Pub Date: July 28th, 1995
ISBN: 0-8262-1010-4
Publisher: Univ. of Missouri

Hoffmann (Journalism/Old Dominion Univ.) compellingly argues that one of America's most distinguished journalists used his prestige and eloquence to manufacture influential illusions about great men and events rather than to tell the truth as he saw it. The Jewish son of a radical socialist father and a deeply religious and patriotic mother, Theodore H. White grew up a poor outsider in Boston of the '20s and '30s. Accepted to Harvard but unable to afford it, he worked as a newsboy for two years, reapplied, and was accepted again, this time with a scholarship. According to Hoffmann, these experiences imbued in White a deep desire to be accepted that ``encumbered [his] life.'' In China after graduation, White he accepted a job with the Nationalist Chinese Ministry of Information, essentially producing propaganda for Chiang Kai-shek's embattled regime, while also acting as a correspondent for the Boston Globe.
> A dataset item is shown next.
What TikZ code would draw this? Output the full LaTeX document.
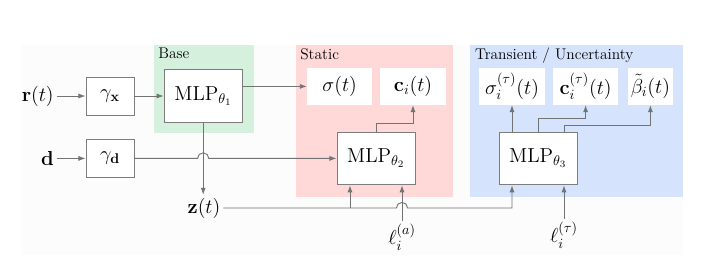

Later White became China correspondent for Henry Luce's Time magazine. Hoffmann argues that White compromised his journalistic integrity, writing glowing articles about Chiang despite inner convictions (expressed to friends) that the Kuomintang regime was brutal, corrupt, and incompetent. As the war progressed, his reporting became more truthful, but he ``would discover that after having created a false image in the public consciousness, correcting that image was enormously difficult.'' According to Hoffmann, White's work created a consensus in American public life that tended to trust the decisions of the American government during WW II and the Cold War. The culmination of this process was White's involvement in the Kennedy administration (his classic The Making of the President 1960 made a hero of JFK) and his self-conscious creation, with Jacqueline Kennedy, of the myth of Camelot. Hoffmann shows that White's adulatory coverage of subsequent presidents sprang from his love of his hard-won position as a journalistic ``insider'' in the world of policymaking. A fist-rate look at how newsand historycan be created and manipulated.